New st Augustine sod in South Texas with bad patches

12 days ago

New sod squares are browning and receding and now feels like it's progressively getting worse. All the information online seems to suggest watering more, but I'm starting to feel like this is the problem instead of the solution (we've had a lot of rain the last few weeks). I discovered this forum and corn meal and will be trying that today as I think it may be fungus related.
I contacted Bexar County Master Gardener and received some literature on the species, but the general response was still "water and wait".
My yard has 2 distinct sides, both suffering with dead squares. On Monday I spread some peat moss on the stressed patches on one side. I will try a corn meal spread on the other today.
History-
Thursday will make 3 weeks for most of the new sod. There have been some reasons for stress, but I haven't found any indication that these are the issues.
- After a week I let my dogs urinate on the grass, which I would water in, but they choose a new spot every time and the main areas they pee has been doing well.
- I installed a couple paver landing pads, which meant some foot traffic on the grass, but the areas that were subjected to the worst of it are actually doing really well and areas that saw none seem to be doing the worst.
- I hired someone to install the first 6 pallets, who purchased from their own supplier, and all the poor patches are in these areas. I originally blamed just some bad parts of a pallet but now I feel like it's getting worse. I installed the last 2 pallets (Saturday will mark 3 weeks) from a different supplier and none of these areas are showing signs of stress. Caveat is that the original 6 pallets seemed to be more mature grass, with some having length and a darker green. The last 2 pallets seemed a younger; short and lighter green but has since assimilated.
Any advice appreciated, I'm kind of going crazy here

Comments (2)

  • 12 days ago







  • 13 hours ago
    last modified: 13 hours ago

    Just out of curiosity, where did you get the sod when you bought it?

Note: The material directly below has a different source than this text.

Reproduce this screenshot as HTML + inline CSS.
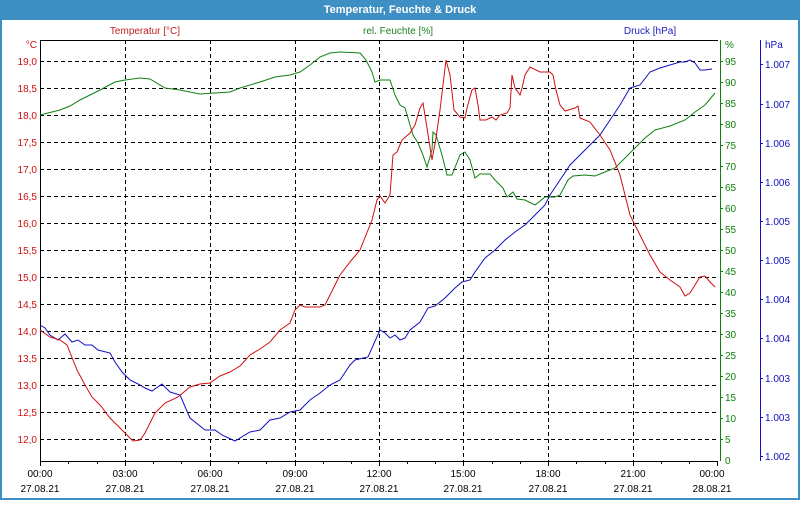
<!DOCTYPE html>
<html><head><meta charset="utf-8"><style>
body{margin:0;width:800px;height:500px;overflow:hidden;font-family:"Liberation Sans",sans-serif;}
</style></head><body>
<svg width="800" height="500" xmlns="http://www.w3.org/2000/svg" font-family="Liberation Sans, sans-serif" font-size="10">
<rect x="0" y="0" width="800" height="500" fill="#3d8fc4"/>
<rect x="2" y="20" width="796" height="478" fill="#ffffff"/>
<text x="400" y="13" fill="#fff" font-weight="bold" font-size="11" text-anchor="middle">Temperatur, Feuchte &amp; Druck</text>
<text x="145" y="34" fill="#c02020" text-anchor="middle">Temperatur [°C]</text>
<text x="398" y="34" fill="#208020" text-anchor="middle">rel. Feuchte [%]</text>
<text x="650" y="34" fill="#2020c0" text-anchor="middle">Druck [hPa]</text>
<g stroke="#000" stroke-dasharray="4,3" stroke-width="1">
<line x1="40" x2="718" y1="61.5" y2="61.5"/><line x1="40" x2="718" y1="88.5" y2="88.5"/><line x1="40" x2="718" y1="115.5" y2="115.5"/><line x1="40" x2="718" y1="142.5" y2="142.5"/><line x1="40" x2="718" y1="169.5" y2="169.5"/><line x1="40" x2="718" y1="196.5" y2="196.5"/><line x1="40" x2="718" y1="223.5" y2="223.5"/><line x1="40" x2="718" y1="250.5" y2="250.5"/><line x1="40" x2="718" y1="277.5" y2="277.5"/><line x1="40" x2="718" y1="304.5" y2="304.5"/><line x1="40" x2="718" y1="331.5" y2="331.5"/><line x1="40" x2="718" y1="358.5" y2="358.5"/><line x1="40" x2="718" y1="385.5" y2="385.5"/><line x1="40" x2="718" y1="412.5" y2="412.5"/><line x1="40" x2="718" y1="439.5" y2="439.5"/>
<line y1="40" y2="461" x1="125.5" x2="125.5"/><line y1="40" y2="461" x1="210.5" x2="210.5"/><line y1="40" y2="461" x1="295.5" x2="295.5"/><line y1="40" y2="461" x1="379.5" x2="379.5"/><line y1="40" y2="461" x1="463.5" x2="463.5"/><line y1="40" y2="461" x1="548.5" x2="548.5"/><line y1="40" y2="461" x1="633.5" x2="633.5"/>
</g>
<line x1="40" x2="718" y1="40.5" y2="40.5" stroke="#000"/>
<line x1="40.5" x2="40.5" y1="40" y2="461" stroke="#000"/>
<line x1="40" x2="718" y1="461.5" y2="461.5" stroke="#000"/>
<g stroke="#000">
<path d="M40.5 461v5M125.5 461v5M210.5 461v5M295.5 461v5M379.5 461v5M463.5 461v5M548.5 461v5M633.5 461v5M717.5 461v5M68.5 461v3M97.5 461v3M153.5 461v3M181.5 461v3M238.5 461v3M266.5 461v3M323.5 461v3M351.5 461v3M407.5 461v3M435.5 461v3M492.5 461v3M520.5 461v3M576.5 461v3M605.5 461v3M661.5 461v3M689.5 461v3"/>
</g>
<line x1="720.5" x2="720.5" y1="40" y2="461" stroke="#108010"/>
<line x1="760.5" x2="760.5" y1="40" y2="461" stroke="#1010c0"/>
<g fill="#d01010" text-anchor="end">
<text x="37" y="48">°C</text>
<text x="37" y="65">19,0</text><text x="37" y="92">18,5</text><text x="37" y="119">18,0</text><text x="37" y="146">17,5</text><text x="37" y="173">17,0</text><text x="37" y="200">16,5</text><text x="37" y="227">16,0</text><text x="37" y="254">15,5</text><text x="37" y="281">15,0</text><text x="37" y="308">14,5</text><text x="37" y="335">14,0</text><text x="37" y="362">13,5</text><text x="37" y="389">13,0</text><text x="37" y="416">12,5</text><text x="37" y="443">12,0</text>
</g>
<g fill="#108010" stroke="none">
<text x="725" y="48">%</text>
<text x="725" y="65">95</text><text x="725" y="86">90</text><text x="725" y="107">85</text><text x="725" y="128">80</text><text x="725" y="149">75</text><text x="725" y="170">70</text><text x="725" y="191">65</text><text x="725" y="212">60</text><text x="725" y="233">55</text><text x="725" y="254">50</text><text x="725" y="275">45</text><text x="725" y="296">40</text><text x="725" y="317">35</text><text x="725" y="338">30</text><text x="725" y="359">25</text><text x="725" y="380">20</text><text x="725" y="401">15</text><text x="725" y="422">10</text><text x="725" y="443">5</text><text x="725" y="464">0</text>
</g>
<g stroke="#108010"><path d="M720 61.5h3M720 82.5h3M720 103.5h3M720 124.5h3M720 145.5h3M720 166.5h3M720 187.5h3M720 208.5h3M720 229.5h3M720 250.5h3M720 271.5h3M720 292.5h3M720 313.5h3M720 334.5h3M720 355.5h3M720 376.5h3M720 397.5h3M720 418.5h3M720 439.5h3"/></g>
<g fill="#1010c0">
<text x="765" y="48">hPa</text>
<text x="765" y="68">1.007</text><text x="765" y="108">1.007</text><text x="765" y="147">1.006</text><text x="765" y="186">1.006</text><text x="765" y="225">1.005</text><text x="765" y="264">1.005</text><text x="765" y="303">1.004</text><text x="765" y="342">1.004</text><text x="765" y="382">1.003</text><text x="765" y="421">1.003</text><text x="765" y="460">1.002</text>
</g>
<g stroke="#1010c0"><path d="M760 64.5h3M760 104.5h3M760 143.5h3M760 182.5h3M760 221.5h3M760 260.5h3M760 299.5h3M760 338.5h3M760 378.5h3M760 417.5h3M760 456.5h3"/></g>
<g fill="#000" text-anchor="middle">
<text x="40" y="477">00:00</text><text x="125" y="477">03:00</text><text x="210" y="477">06:00</text><text x="295" y="477">09:00</text><text x="379" y="477">12:00</text><text x="463" y="477">15:00</text><text x="548" y="477">18:00</text><text x="633" y="477">21:00</text><text x="712" y="477">00:00</text>
<text x="40" y="492">27.08.21</text><text x="125" y="492">27.08.21</text><text x="210" y="492">27.08.21</text><text x="295" y="492">27.08.21</text><text x="379" y="492">27.08.21</text><text x="463" y="492">27.08.21</text><text x="548" y="492">27.08.21</text><text x="633" y="492">27.08.21</text><text x="712" y="492">28.08.21</text>
</g>
<polyline fill="none" stroke="#108010" points="40,115 60,110 70,106 80,100 100,90 115,82 125,80 140,78 150,79 165,88 180,90 200,94 215,93 230,92 240,88 260,82 275,77 290,75 300,72 310,65 320,57 330,53 340,52 360,53 366,60 372,72 375,82 380,80 390,80 395,95 400,105 405,108 410,125 413,135 418,143 423,155 427,167 432,150 433,132 436,135 442,155 447,175 452,175 460,155 465,152 470,160 475,178 480,174 490,174 495,180 503,188 507,197 513,192 517,199 525,200 535,205 545,197 555,197 560,195 568,180 573,176 585,175 595,176 605,172 615,168 625,158 635,148 645,138 655,130 670,126 685,120 695,112 705,105 715,93"/>
<polyline fill="none" stroke="#1010c0" points="40,325 45,328 50,335 58,340 65,334 72,342 78,340 85,345 92,345 98,350 110,353 115,362 122,372 130,380 140,385 145,388 152,391 162,384 170,392 180,395 190,418 205,430 215,430 222,435 235,441 250,432 260,430 270,420 280,418 290,412 300,410 310,400 320,393 330,385 340,380 350,365 355,360 368,357 380,330 385,333 390,338 395,335 400,340 405,338 410,330 420,322 428,308 435,306 445,298 455,288 462,282 470,280 475,272 485,258 495,250 505,240 515,232 525,225 535,215 545,205 550,195 560,180 570,165 580,155 590,145 600,135 610,120 620,105 630,88 640,85 650,72 660,68 670,65 680,62 685,62 690,60 695,63 700,70 705,70 712,69"/>
<polyline fill="none" stroke="#d01010" points="40,330 50,337 60,340 67,345 73,360 77,370 85,385 92,397 100,405 110,418 120,428 127,435 133,441 140,440 145,433 155,413 165,403 178,397 190,387 200,384 210,383 220,376 230,372 240,366 250,355 260,349 270,342 280,330 290,323 295,310 300,305 305,307 320,307 325,305 330,295 340,275 350,262 360,250 372,220 377,200 380,196 385,203 390,195 393,155 397,152 402,140 410,133 415,125 420,108 423,103 427,128 432,160 436,138 440,110 446,60 450,75 454,110 460,117 465,118 467,108 472,90 475,88 478,105 480,120 486,120 492,117 496,120 500,115 507,113 510,108 512,75 515,88 520,95 522,88 525,75 530,67 540,72 550,72 553,75 556,90 560,105 565,111 575,108 578,106 580,118 590,122 600,135 610,150 620,175 625,195 630,215 640,235 650,255 660,272 670,280 680,287 685,296 690,293 695,285 700,277 705,276 710,282 715,287"/>
</svg>
</body></html>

    Otherwise it looks "acceptable". It's not a showplace, yet, but it's on its way. Even if those weak looking spots die completely, the surrounding grass will stretch out into it and fill the gaps. We rarely get this amount of rain spaced so perfectly. As long as your soil under the sod is not soggy/mushy, you should be good to go.

    However, that light green weed to the right in the 3rd picture is almost certainly horse herb. If it has tiny yellow flowers, that stuff will wipe out the St Augustine if not treated. The only way I've found to be successful is using a Spectracide product. I'm an organic kind of guy, but I do cross to the dark side to handle broad leaf weeds in the St Aug. This stuff...



    ...will kill it out, now and forever. At least it has worked like that for me in San Antonio, George West, and Bandera. One and done, and the weed does not return next year.

    Before you use it read the directions 3 times. Stretch out the hose so that you have to walk backwards toward the faucet. The idea is to minimize walking through any areas already sprayed. Don't spray on a windy day. Ideally spray with your back to the wind.


    Dog pee is absolutely nothing to worry about. If you happen to see yellow spots where the dog peed, scatter a heaping handful of table sugar on that spot. In 3 weeks it will have the tallest, greenest, and most dense grass. The pee overpowers the microbes with liquid nitrogen and kills some of the beneficial microbes. Adding sugar redirects the microbes into a reproduction mode, and the new population of microbes will deal with the excess nitrogen. That process takes 3 weeks.


    What part of the county are you in? I'm inside 410 near the airport.